Predicting the future is at best an imprecise science, but there is little fundamental reason to expect either oil or other commodity prices to recover significantly in the near future. Times are tough, but the indaba affords an important opportunity for mining executives, investors and government delegations from across the continent to grapple with the implications of the headwinds facing the industry.
First, there is an oil-supply glut, likely to expand further with low-cost Iranian production coming on stream soon. Europe is grappling with stagflation and a severe migration crisis, the combination of which could signal a serious challenge to the European integration project. The US is recovering, but not fast enough to consume excess supply. Even with zero interest rates in a large sphere of the developed world, the liquidity trap persists — easy monetary policy designed to spur consumption is unlikely to work against the backdrop of persistent uncertainty in global markets.
Second, China’s transition to a more consumption-driven, services-intensive economy is not going smoothly. Its stock market has experienced substantial volatility, although some analysts argue this has little do with the fundamentals of the economy.
Either way, the implications for commodity producers are bleak. China already has excess manufacturing supply capacity that a weak global economy cannot absorb. It simply has to import fewer commodities as it moves away from manufacturing.
The hope, at a global level, is that as mass urban migration into the ‘spending class’ continues (especially in India and China), some commodities will recover. Copper and platinum are arguably good bets. Copper is an irreplaceable conduit for electricity transmission. As the world transitions to cleaner and greener energy, it will need increasing volumes of copper to do so.
Similarly, platinum, as a crucial ingredient in fuel cell technology, will be required in greater volumes as the world breaks its addiction to fossil fuels.
Of course, the question is whether companies extracting them can survive the downturn. BHP Billiton, for instance, is trying to avoid a credit rating downgrade, with some analysts arguing that the company requires a US$10bn stock sale to do so. Anglo American Platinum is under similar pressure, recently announcing US$1bn worth of asset write-downs. Closer to home, the International Monetary Fund has revised its growth outlook for South Africa from 1.3% to 0.7% for 2016.
Domestic commodity extractors are also facing soaring input costs, even as rand deflation helps bring in more nominal revenue.
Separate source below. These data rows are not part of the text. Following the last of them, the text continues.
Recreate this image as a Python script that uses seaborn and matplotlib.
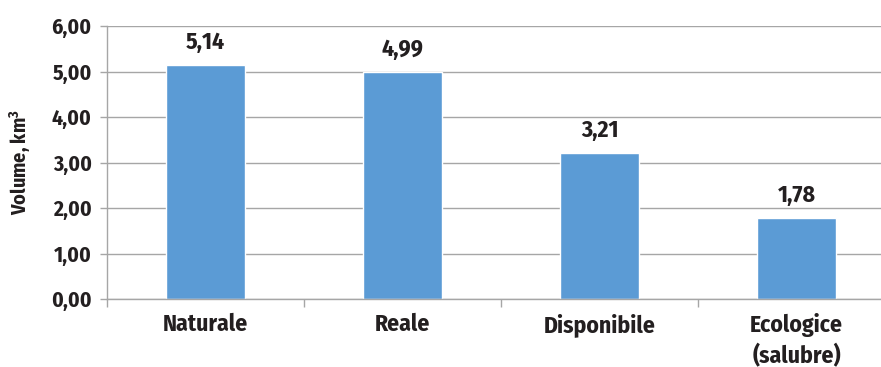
import matplotlib
matplotlib.use("Agg")
import matplotlib.pyplot as plt
from matplotlib import font_manager
from matplotlib.ticker import FixedLocator, FuncFormatter
import seaborn as sns
import pandas as pd

categories = ["Naturale", "Reale", "Disponibile", "Ecologice\n(salubre)"]
values = [5.14, 4.99, 3.21, 1.78]
y_ticks = [0, 1, 2, 3, 4, 5, 6]
y_label = "Volume, km$^3$"

sns.set_theme(style="white")
names = {f.name for f in font_manager.fontManager.ttflist}
fam = "DejaVu Sans"
for cand in ["Fira Sans Condensed", "Roboto Condensed", "Liberation Sans Narrow"]:
    if cand in names:
        fam = cand
        break
plt.rcParams["font.family"] = [fam, "DejaVu Sans"]
plt.rcParams["font.weight"] = "bold"
plt.rcParams["mathtext.fontset"] = "custom"
plt.rcParams["mathtext.rm"] = fam + ":bold"
plt.rcParams["mathtext.default"] = "rm"

txt = "#231F20"
grid = "#A6A6A6"
bar_color = "#5B9BD5"

fig = plt.figure(figsize=(8.81, 3.67), dpi=100)
ax = fig.add_axes([107 / 881, 68 / 367, (895 - 107) / 881, (299 - 26) / 367])

df = pd.DataFrame({"cat": categories, "val": values})
sns.barplot(data=df, x="cat", y="val", color=bar_color, saturation=1, width=0.4, ax=ax)

ax.set_xlim(-0.5, 3.5)
ax.set_ylim(0, 6)
ax.set_yticks(y_ticks)
ax.yaxis.set_major_formatter(FuncFormatter(lambda v, p: f"{v:.2f}".replace(".", ",")))
ax.yaxis.grid(True, color=grid, linewidth=1)
ax.set_axisbelow(True)
for s in ["top", "right"]:
    ax.spines[s].set_visible(False)
for s in ["left", "bottom"]:
    ax.spines[s].set_color(grid)
    ax.spines[s].set_linewidth(1)

ax.tick_params(axis="y", which="major", length=5, color=grid, width=1, pad=6,
               labelsize=15.5, labelcolor=txt, left=True)
ax.tick_params(axis="x", which="major", length=0, pad=10, labelsize=17, labelcolor=txt)
ax.xaxis.set_minor_locator(FixedLocator([-0.5, 0.5, 1.5, 2.5, 3.5]))
ax.tick_params(axis="x", which="minor", length=6, color=grid, width=1, bottom=True)
for lab in ax.get_xticklabels():
    lab.set_verticalalignment("top")
    lab.set_linespacing(1.35)

ax.set_xlabel("")
ax.set_ylabel(y_label, fontsize=14.5, color=txt, fontweight="bold", labelpad=13)

for i, v in enumerate(values):
    ax.annotate(f"{v:.2f}".replace(".", ","), xy=(i, v), xytext=(0, 8),
                textcoords="offset points", ha="center", va="bottom",
                fontsize=17, fontweight="bold", color=txt)

fig.savefig("out.png", dpi=100)
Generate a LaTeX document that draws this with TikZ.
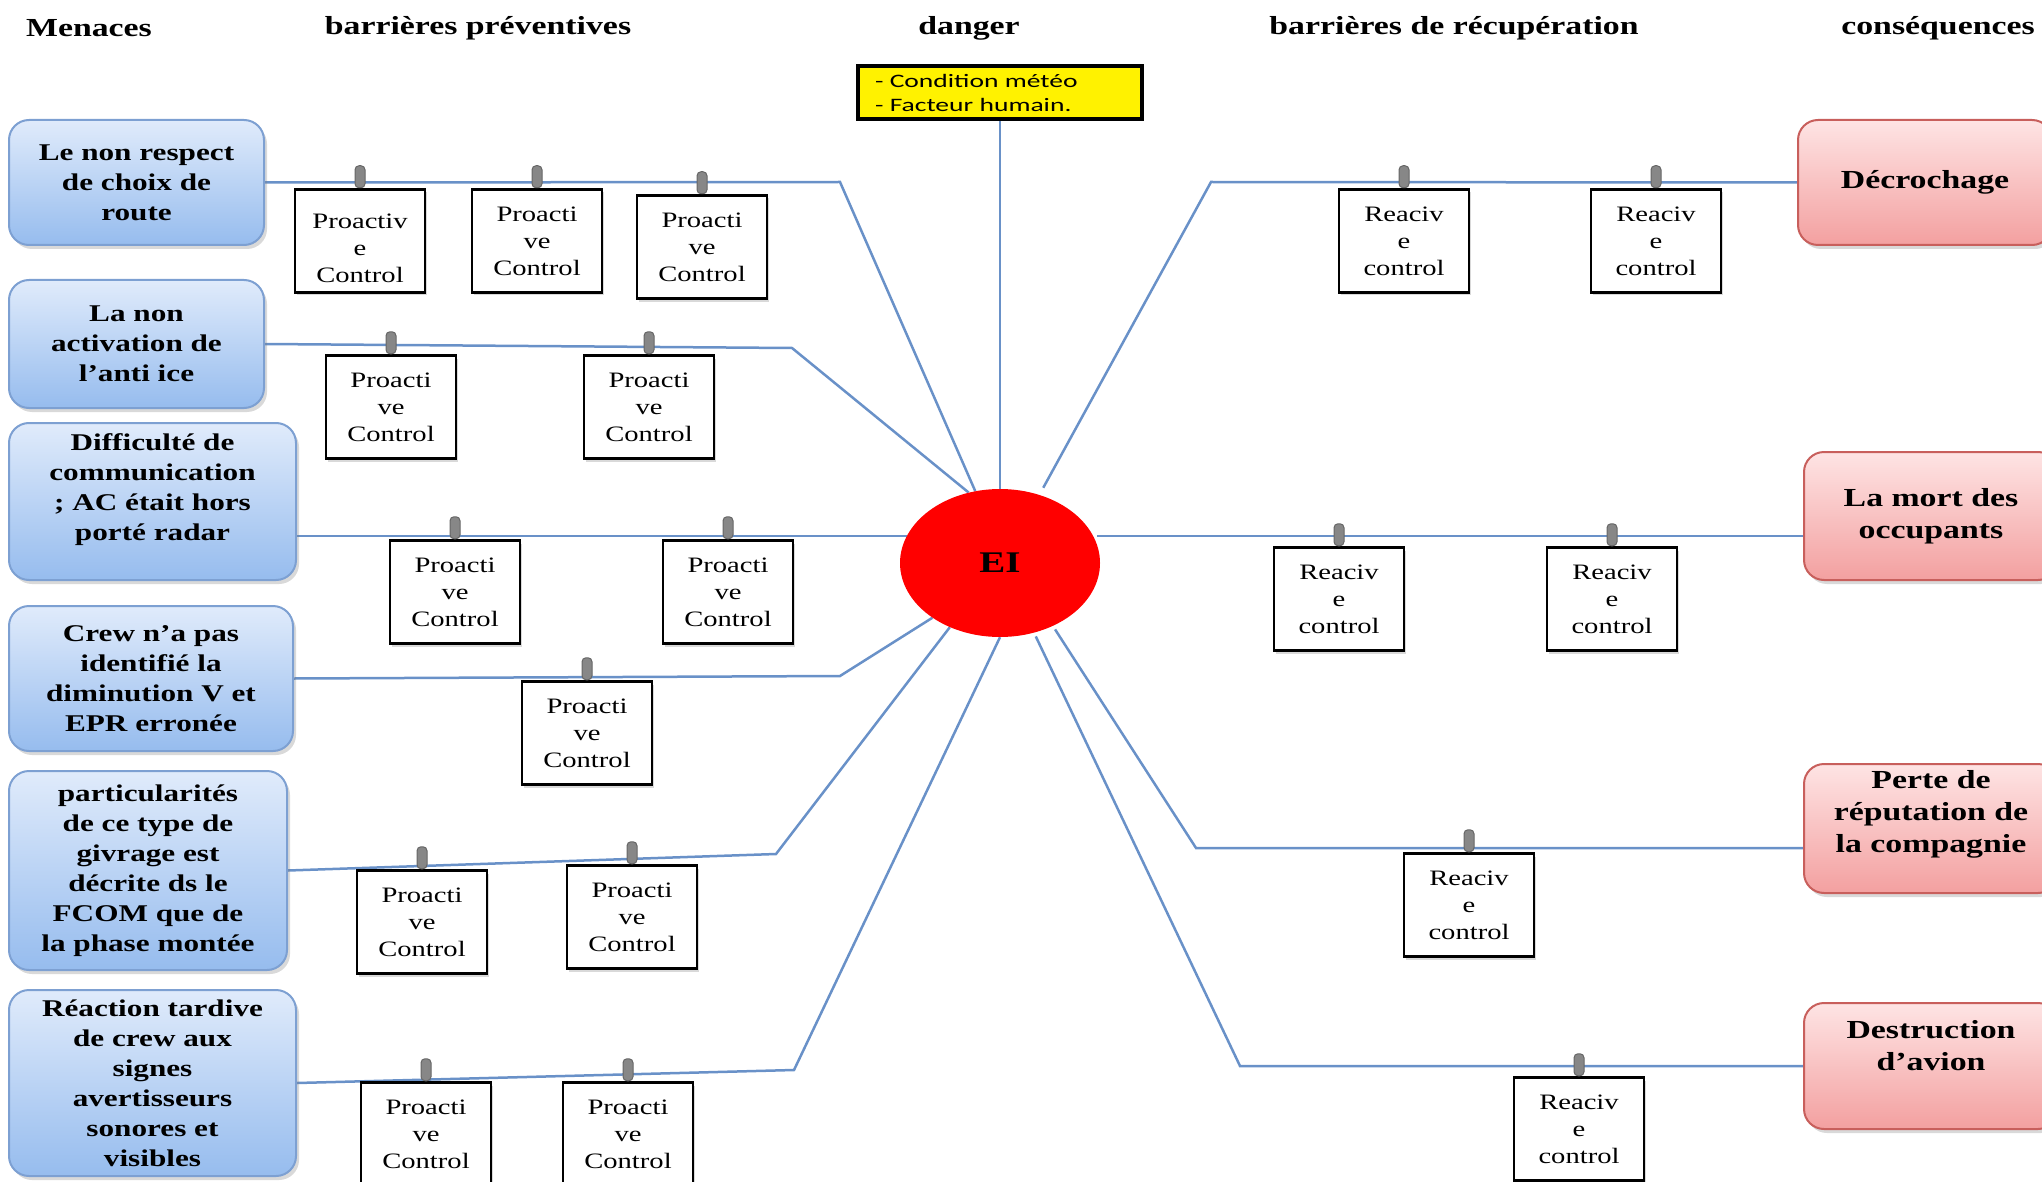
\documentclass[tikz,border=0pt]{standalone}
\usepackage{fontspec}
\setmainfont[FakeStretch=1.3]{Liberation Serif}
\newfontfamily\dangerfont[FakeStretch=1.45]{Carlito}
\usepackage{tikz}
\usetikzlibrary{shapes.geometric,shadows,backgrounds,positioning}

\definecolor{linkblue}{RGB}{105,145,200}
\definecolor{menacetop}{RGB}{224,235,251}
\definecolor{menacebot}{RGB}{150,188,238}
\definecolor{menaceline}{RGB}{125,160,210}
\definecolor{conseqtop}{RGB}{254,228,228}
\definecolor{conseqbot}{RGB}{243,160,160}
\definecolor{conseqline}{RGB}{200,95,92}
\definecolor{clipgray}{RGB}{135,135,135}

% texte decale verticalement dans sa boite
\newcommand{\liftlines}[2]{\raisebox{#1}[\height][\depth]{\begin{tabular}{@{}c@{}}#2\end{tabular}}}

\tikzset{
  header/.style={font=\fontsize{26}{30}\selectfont\bfseries},
  menace/.style={rectangle, rounded corners=20pt, draw=menaceline, line width=2pt,
    top color=menacetop, bottom color=menacebot, align=center, inner sep=0pt,
    font=\fontsize{24}{30}\selectfont\bfseries,
    drop shadow={shadow xshift=3pt, shadow yshift=-4pt, opacity=0.3}},
  conseq/.style={rectangle, rounded corners=20pt, draw=conseqline, line width=2pt,
    top color=conseqtop, bottom color=conseqbot, align=center, inner sep=0pt,
    font=\fontsize{26}{32}\selectfont\bfseries,
    minimum width=254pt,
    drop shadow={shadow xshift=3pt, shadow yshift=-4pt, opacity=0.3}},
  barrier/.style={rectangle, draw=black, line width=2.5pt, fill=white, align=center,
    inner sep=0pt, minimum width=130pt, minimum height=103pt,
    font=\fontsize{22}{27}\selectfont,
    drop shadow={shadow xshift=2pt, shadow yshift=-3pt, opacity=0.3}},
  clipper/.style={rectangle, rounded corners=4pt, draw=black!60, fill=clipgray,
    line width=1pt, inner sep=0pt, minimum width=10pt, minimum height=22pt},
  dangerbox/.style={rectangle, draw=black, line width=4pt, fill=yellow, align=left,
    inner xsep=17pt, inner ysep=2pt, text width=250pt, minimum height=53pt,
    font=\dangerfont\fontsize{19}{24}\selectfont},
  link/.style={draw=linkblue, line width=2.5pt}
}

\begin{document}
\begin{tikzpicture}[x=1pt, y=-1pt]
  \useasboundingbox (0,0) rectangle (2042,1182);
  \clip (0,0) rectangle (2042,1182);

  % titres des colonnes
  \node[header] (h1) at (89,28) {Menaces};
  \node[header] (h2) at (478,28) {barrières préventives};
  \node[header] (h3) at (969,28) {danger};
  \node[header] (h4) at (1454,28) {barrières de récupération};
  \node[header] (h5) at (1938,28) {conséquences};

  % danger et evenement
  \node[dangerbox] (danger) at (1000,92.5) {- Condition météo\\- Facteur humain.};
  \node[ellipse, fill=red, minimum width=200pt, minimum height=148pt,
    font=\fontsize{30}{34}\selectfont\bfseries] (ei) at (1000,563) {EI};

  % menaces
  \node[menace, minimum width=255pt, minimum height=125pt] (t1) at (136.5,182.5)
    {Le non respect\\de choix de\\route};
  \node[menace, minimum width=255pt, minimum height=128pt] (t2) at (136.5,344)
    {La non\\activation de\\l’anti  ice};
  \node[menace, minimum width=287pt, minimum height=157pt] (t3) at (152.5,501.5)
    {\liftlines{12pt}{Difficulté de\\communication\\; AC était hors\\porté radar}};
  \node[menace, minimum width=284pt, minimum height=145pt] (t4) at (151,678.5)
    {Crew  n’a pas\\identifié la\\diminution V et\\EPR erronée};
  \node[menace, minimum width=278pt, minimum height=199pt] (t5) at (148,870.5)
    {particularités\\de ce type de\\givrage est\\décrite ds le\\FCOM que de\\la phase montée};
  \node[menace, minimum width=287pt, minimum height=186pt] (t6) at (152.5,1083)
    {Réaction tardive\\de crew aux\\signes\\avertisseurs\\sonores et\\visibles};

  % consequences
  \node[conseq, minimum height=125pt] (c1) at (1925,182.5) {Décrochage};
  \node[conseq, minimum height=128pt] (c2) at (1931,516) {La mort des\\occupants};
  \node[conseq, minimum height=129pt] (c3) at (1931,828.5)
    {\liftlines{14pt}{Perte de\\réputation de\\la compagnie}};
  \node[conseq, minimum height=126pt] (c4) at (1931,1066)
    {\liftlines{18pt}{Destruction\\d’avion}};

  % barrieres preventives
  \node[barrier] (p1) at (360,241)
    {\liftlines{-9pt}{\fontsize{22}{24}\selectfont Proactiv\\e\\Control}};
  \node[barrier] (p2) at (537,241) {Proacti\\ve\\Control};
  \node[barrier] (p3) at (702,247) {Proacti\\ve\\Control};
  \node[barrier] (p4) at (391,407) {Proacti\\ve\\Control};
  \node[barrier] (p5) at (649,407) {Proacti\\ve\\Control};
  \node[barrier] (p6) at (455,592) {Proacti\\ve\\Control};
  \node[barrier] (p7) at (728,592) {Proacti\\ve\\Control};
  \node[barrier] (p8) at (587,733) {Proacti\\ve\\Control};
  \node[barrier] (p9) at (422,922) {Proacti\\ve\\Control};
  \node[barrier] (p10) at (632,917) {Proacti\\ve\\Control};
  \node[barrier] (p11) at (426,1134) {Proacti\\ve\\Control};
  \node[barrier] (p12) at (628,1134) {Proacti\\ve\\Control};

  % barrieres de recuperation
  \node[barrier] (r1) at (1404,241) {Reaciv\\e\\control};
  \node[barrier] (r2) at (1656,241) {Reaciv\\e\\control};
  \node[barrier] (r3) at (1339,599) {Reaciv\\e\\control};
  \node[barrier] (r4) at (1612,599) {Reaciv\\e\\control};
  \node[barrier] (r5) at (1469,905) {Reaciv\\e\\control};
  \node[barrier] (r6) at (1579,1129) {Reaciv\\e\\control};

  \foreach \b in {p1,p2,p3,p4,p5,p6,p7,p8,p9,p10,p11,p12,r1,r2,r3,r4,r5,r6}
    \node[clipper, anchor=south] (\b-clip) at (\b.north) {};

  % points de coude
  \coordinate (k1) at (840,182);
  \coordinate (k2) at (792,348);
  \coordinate (k4) at (840,676);
  \coordinate (k5) at (776,854);
  \coordinate (k6) at (794,1070);
  \coordinate (q1) at (1211,182);
  \coordinate (q3) at (1196,848);
  \coordinate (q4) at (1240,1066);

  \begin{scope}[on background layer]
    \draw[link] (danger.south) -- (ei.north);
    \draw[link] (t1.east) -- (k1) -- (ei.109);
    \draw[link] (t2.east) -- (k2) -- (ei.114);
    \draw[link] (ei.164) -- (ei.164 -| t3.east);
    \draw[link] (t4.east) -- (k4) -- (ei.219);
    \draw[link] (t5.east) -- (k5) -- (ei.232);
    \draw[link] (t6.east) -- (k6) -- (ei.270);
    \draw[link, shorten <=8pt] (ei.60) -- (q1) -- (c1.west);
    \draw[link, shorten <=4pt] (ei.16) -- (ei.16 -| c2.west);
    \draw[link, shorten <=4pt] (ei.-50) -- (q3) -- (q3 -| c3.west);
    \draw[link, shorten <=4pt] (ei.-64) -- (q4) -- (c4.west);
  \end{scope}
\end{tikzpicture}
\end{document}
At a country level, the trade deficit continues to widen even though our exports are now more competitive.
Part of the explanation for this is that globalised value chains mean currency devaluation export gains are eroded by costly imports required for production. In other words, mining companies are importing costly dollar-priced machinery (to soften the effect of rising labour costs and instability, among other variables), which means even if gold exports bring in more rands, the gain is offset by rising production costs.
Investors in mining companies look for excellent management teams, projects with near-production assets, and companies that are cash-flush. Investment inflows into South African mining have been slowing for some time, now compounded by a general drop in foreign direct investment (FDI) flows, which fell 74% in SA last year, even while climbing 36% globally.
Mining remains crucial to South Africa’s economic welfare. It still dominates the JSE, which means its decline is negatively affecting thousands of pension funds, in addition to the huge layoffs announced by companies such as Anglo. Restructuring is not unpatriotic; it is the effect of global difficulty interacting with a domestically unattractive investment environment.
The key to attracting mining investment is to reassure investors that South Africa is a good bet. Regulatory stability, predictability and consistency remain irreplaceable conditions for doing so. With US$1.7-trillion floating around the world seeking the best returns, South Africa could capitalise significantly.
Recent work by SAIIA shows that three simple changes to the institutional elements would reap high returns.
First, amending the mining law to clarify the process of rights allocation would signal to investors that they will not be treated arbitrarily in attempting to secure rights.
More broadly, the country’s mining legislation should cohere with the National Development Plan (NDP), lest it signals to investors that the NDP is meaningless as a guiding macroeconomic framework.
Second, the country requires strong political leadership in the mining sector. Since replacing Ngoako Ramatlhodi as mines minister in September, Mosebenzi Zwane has kept a relatively low profile, adding to uncertainty in the sector.
Third, mining companies should no longer be pressured to subsidise downstream metallurgical beneficiation, as it may deter mining investment in the first instance. There may be some instances in which it makes economic and political sense to add value to a commodity before exporting it, but these require a clear strategic plan and sophisticated incentive structures (not quotas and export limits for undefined ‘strategic assets’).
It would also be economically inefficient to compete directly with China, partly because it has achieved manufacturing competitiveness through heavy subsidisation that South Africa cannot afford.
Beneficiation may occur as a second-order effect, but an effective state should focus on creating the initial conditions to attract investment into those opportunities rather than attempting to coerce companies into inefficient production patterns.
The Mining Indaba will present significant investment opportunities, but South African policymakers will have to support their likely promises of policy predictability with credible action if they want to realise those opportunities.